Pawpaw went home to Jesus that afternoon.  I was there holding his hand, and I am so glad I was there for him.  Temple Grandin can wait, Pawpaw couldn’t – he had suddenly gotten into a pretty big hurry.

About thirty minutes after he passed, my brother walked into the room holding that missing puzzle piece.  He had found it sitting smack dab in the middle of the couch.  Everyone had sat on the couch in the last week and a half.  I had just walked in twenty minutes before, looked at the couch debating where to sit, and there had been nothing there.

We all cried.  I said that Pawpaw got to Heaven and said, “God, where is that puzzle piece?  I’m going to put that piece in!”

I realize that it had probably been stuck in the cushion, or wrapped up in a blanket, but the fact that it showed up right after Pawpaw met Jesus, that was special.

His nurse had been sitting in that spot just prior to the piece being found.  I truly believe that she was Heaven-sent.  She was truly a wonderful, caring person who helped us all through the most horrible day.  Want to know something extra special about her?  She had also sat with my other Pawpaw 18 years ago as he died of cancer.  This lady was special.  Maybe, just maybe, she was the angel that God used to bring us that puzzle piece.

Today is April 2nd, which is Light It Blue Day for Autism Awareness and Acceptance.  You know how important this cause is to me.  The irony is not lost on me – the puzzle piece now has so many special meanings to our family.

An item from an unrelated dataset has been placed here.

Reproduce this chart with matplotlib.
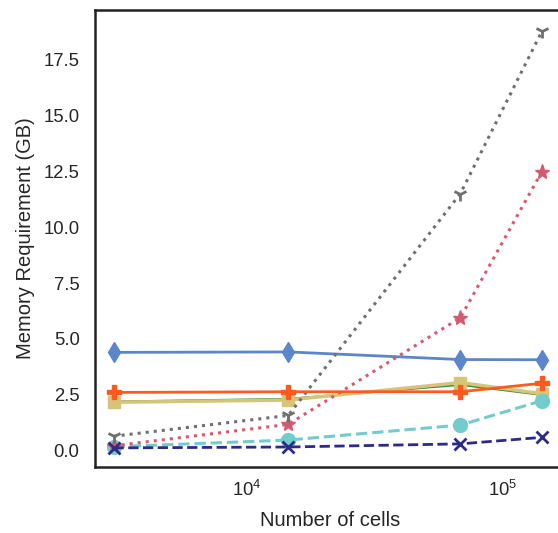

Pawpaw loved my boys so very much, and they loved him.  I know that he always worried about Colin.  He always said, “I just wish the little feller could talk.”  I like to think that, this puzzle piece coming back to us exactly when it did, was a message from Pawpaw.  You see, he had been talking to Jesus for a while at that point.  I am sure that Colin had come up in their conversation.  I think Pawpaw was sending us a message:  Our puzzle is now complete, and Colin will be just fine.